▶ **WORK INSTRUCTIONS**
Transcribe the material verbatim in full; the pictures do not belong in the copy.

▶ **RECORDED DATA**
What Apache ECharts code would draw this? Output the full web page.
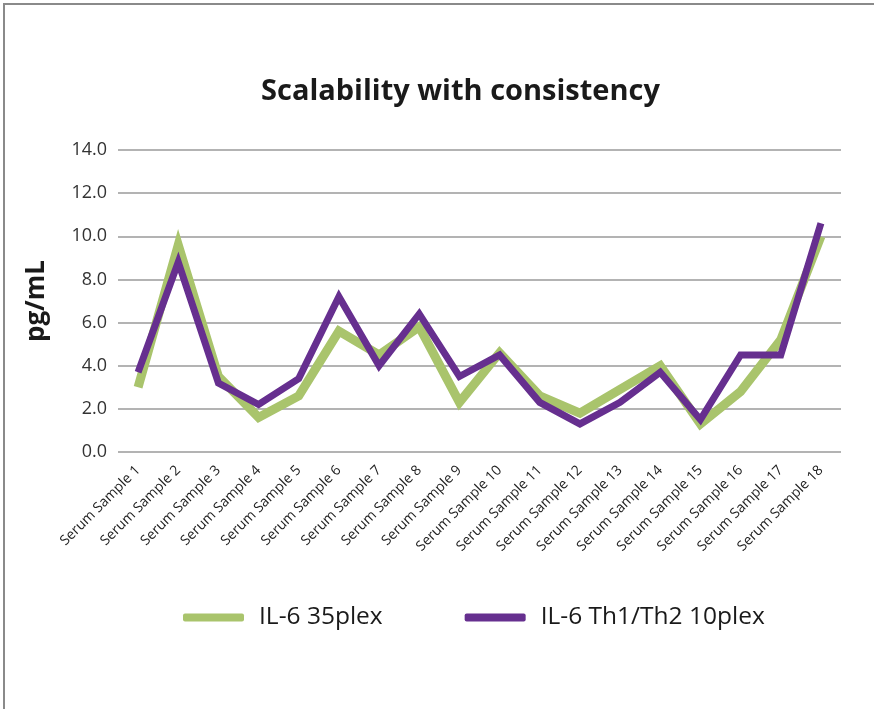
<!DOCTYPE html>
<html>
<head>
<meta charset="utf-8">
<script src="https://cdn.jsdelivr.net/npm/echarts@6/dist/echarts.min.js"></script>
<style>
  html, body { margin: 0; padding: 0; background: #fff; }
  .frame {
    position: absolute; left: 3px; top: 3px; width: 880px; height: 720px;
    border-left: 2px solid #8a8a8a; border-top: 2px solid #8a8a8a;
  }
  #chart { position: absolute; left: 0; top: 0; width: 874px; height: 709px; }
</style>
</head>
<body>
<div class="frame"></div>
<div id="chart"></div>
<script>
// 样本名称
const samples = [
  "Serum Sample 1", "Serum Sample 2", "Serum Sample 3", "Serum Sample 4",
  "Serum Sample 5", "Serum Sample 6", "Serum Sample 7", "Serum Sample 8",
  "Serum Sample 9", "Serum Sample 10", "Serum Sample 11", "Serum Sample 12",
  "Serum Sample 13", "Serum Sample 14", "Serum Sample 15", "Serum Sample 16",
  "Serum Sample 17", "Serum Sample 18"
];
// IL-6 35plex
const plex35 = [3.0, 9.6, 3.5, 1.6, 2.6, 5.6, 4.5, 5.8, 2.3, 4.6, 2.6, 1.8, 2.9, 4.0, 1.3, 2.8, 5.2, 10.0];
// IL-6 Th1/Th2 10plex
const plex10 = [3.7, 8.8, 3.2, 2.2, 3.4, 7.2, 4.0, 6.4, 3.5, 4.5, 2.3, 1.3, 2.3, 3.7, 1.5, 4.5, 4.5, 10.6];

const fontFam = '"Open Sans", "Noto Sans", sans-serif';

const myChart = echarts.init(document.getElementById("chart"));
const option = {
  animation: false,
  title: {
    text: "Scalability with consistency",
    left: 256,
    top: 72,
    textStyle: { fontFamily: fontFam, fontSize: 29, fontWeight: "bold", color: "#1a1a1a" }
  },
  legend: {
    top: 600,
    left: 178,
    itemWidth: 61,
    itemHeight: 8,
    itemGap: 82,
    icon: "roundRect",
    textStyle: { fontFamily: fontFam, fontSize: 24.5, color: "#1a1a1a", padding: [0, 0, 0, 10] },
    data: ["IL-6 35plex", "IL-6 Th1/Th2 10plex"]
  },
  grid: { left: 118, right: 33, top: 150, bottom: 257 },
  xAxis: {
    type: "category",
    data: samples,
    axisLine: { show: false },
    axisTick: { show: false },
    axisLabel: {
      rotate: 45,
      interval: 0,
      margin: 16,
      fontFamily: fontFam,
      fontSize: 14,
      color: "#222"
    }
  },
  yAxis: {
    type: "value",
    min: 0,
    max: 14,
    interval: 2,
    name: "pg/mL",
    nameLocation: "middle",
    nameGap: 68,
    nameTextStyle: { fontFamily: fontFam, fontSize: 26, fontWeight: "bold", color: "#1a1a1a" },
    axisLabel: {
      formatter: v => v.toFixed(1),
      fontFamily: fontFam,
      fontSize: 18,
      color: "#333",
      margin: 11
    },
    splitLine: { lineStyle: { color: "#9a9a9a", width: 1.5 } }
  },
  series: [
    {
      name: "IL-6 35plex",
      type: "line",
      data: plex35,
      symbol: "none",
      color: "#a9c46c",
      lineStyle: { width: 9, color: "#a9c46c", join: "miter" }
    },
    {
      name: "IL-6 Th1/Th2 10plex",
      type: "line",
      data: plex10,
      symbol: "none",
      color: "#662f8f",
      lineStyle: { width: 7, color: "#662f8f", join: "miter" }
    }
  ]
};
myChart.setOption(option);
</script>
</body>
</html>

▶ **ANSWER FOR THE TASK**
What Apache ECharts code would draw this? Output the full web page.
<!DOCTYPE html>
<html>
<head>
<meta charset="utf-8">
<script src="https://cdn.jsdelivr.net/npm/echarts@6/dist/echarts.min.js"></script>
<style>
  html, body { margin: 0; padding: 0; background: #fff; }
  .frame {
    position: absolute; left: 3px; top: 3px; width: 880px; height: 720px;
    border-left: 2px solid #8a8a8a; border-top: 2px solid #8a8a8a;
  }
  #chart { position: absolute; left: 0; top: 0; width: 874px; height: 709px; }
</style>
</head>
<body>
<div class="frame"></div>
<div id="chart"></div>
<script>
// 样本名称
const samples = [
  "Serum Sample 1", "Serum Sample 2", "Serum Sample 3", "Serum Sample 4",
  "Serum Sample 5", "Serum Sample 6", "Serum Sample 7", "Serum Sample 8",
  "Serum Sample 9", "Serum Sample 10", "Serum Sample 11", "Serum Sample 12",
  "Serum Sample 13", "Serum Sample 14", "Serum Sample 15", "Serum Sample 16",
  "Serum Sample 17", "Serum Sample 18"
];
// IL-6 35plex
const plex35 = [3.0, 9.6, 3.5, 1.6, 2.6, 5.6, 4.5, 5.8, 2.3, 4.6, 2.6, 1.8, 2.9, 4.0, 1.3, 2.8, 5.2, 10.0];
// IL-6 Th1/Th2 10plex
const plex10 = [3.7, 8.8, 3.2, 2.2, 3.4, 7.2, 4.0, 6.4, 3.5, 4.5, 2.3, 1.3, 2.3, 3.7, 1.5, 4.5, 4.5, 10.6];

const fontFam = '"Open Sans", "Noto Sans", sans-serif';

const myChart = echarts.init(document.getElementById("chart"));
const option = {
  animation: false,
  title: {
    text: "Scalability with consistency",
    left: 256,
    top: 72,
    textStyle: { fontFamily: fontFam, fontSize: 29, fontWeight: "bold", color: "#1a1a1a" }
  },
  legend: {
    top: 600,
    left: 178,
    itemWidth: 61,
    itemHeight: 8,
    itemGap: 82,
    icon: "roundRect",
    textStyle: { fontFamily: fontFam, fontSize: 24.5, color: "#1a1a1a", padding: [0, 0, 0, 10] },
    data: ["IL-6 35plex", "IL-6 Th1/Th2 10plex"]
  },
  grid: { left: 118, right: 33, top: 150, bottom: 257 },
  xAxis: {
    type: "category",
    data: samples,
    axisLine: { show: false },
    axisTick: { show: false },
    axisLabel: {
      rotate: 45,
      interval: 0,
      margin: 16,
      fontFamily: fontFam,
      fontSize: 14,
      color: "#222"
    }
  },
  yAxis: {
    type: "value",
    min: 0,
    max: 14,
    interval: 2,
    name: "pg/mL",
    nameLocation: "middle",
    nameGap: 68,
    nameTextStyle: { fontFamily: fontFam, fontSize: 26, fontWeight: "bold", color: "#1a1a1a" },
    axisLabel: {
      formatter: v => v.toFixed(1),
      fontFamily: fontFam,
      fontSize: 18,
      color: "#333",
      margin: 11
    },
    splitLine: { lineStyle: { color: "#9a9a9a", width: 1.5 } }
  },
  series: [
    {
      name: "IL-6 35plex",
      type: "line",
      data: plex35,
      symbol: "none",
      color: "#a9c46c",
      lineStyle: { width: 9, color: "#a9c46c", join: "miter" }
    },
    {
      name: "IL-6 Th1/Th2 10plex",
      type: "line",
      data: plex10,
      symbol: "none",
      color: "#662f8f",
      lineStyle: { width: 7, color: "#662f8f", join: "miter" }
    }
  ]
};
myChart.setOption(option);
</script>
</body>
</html>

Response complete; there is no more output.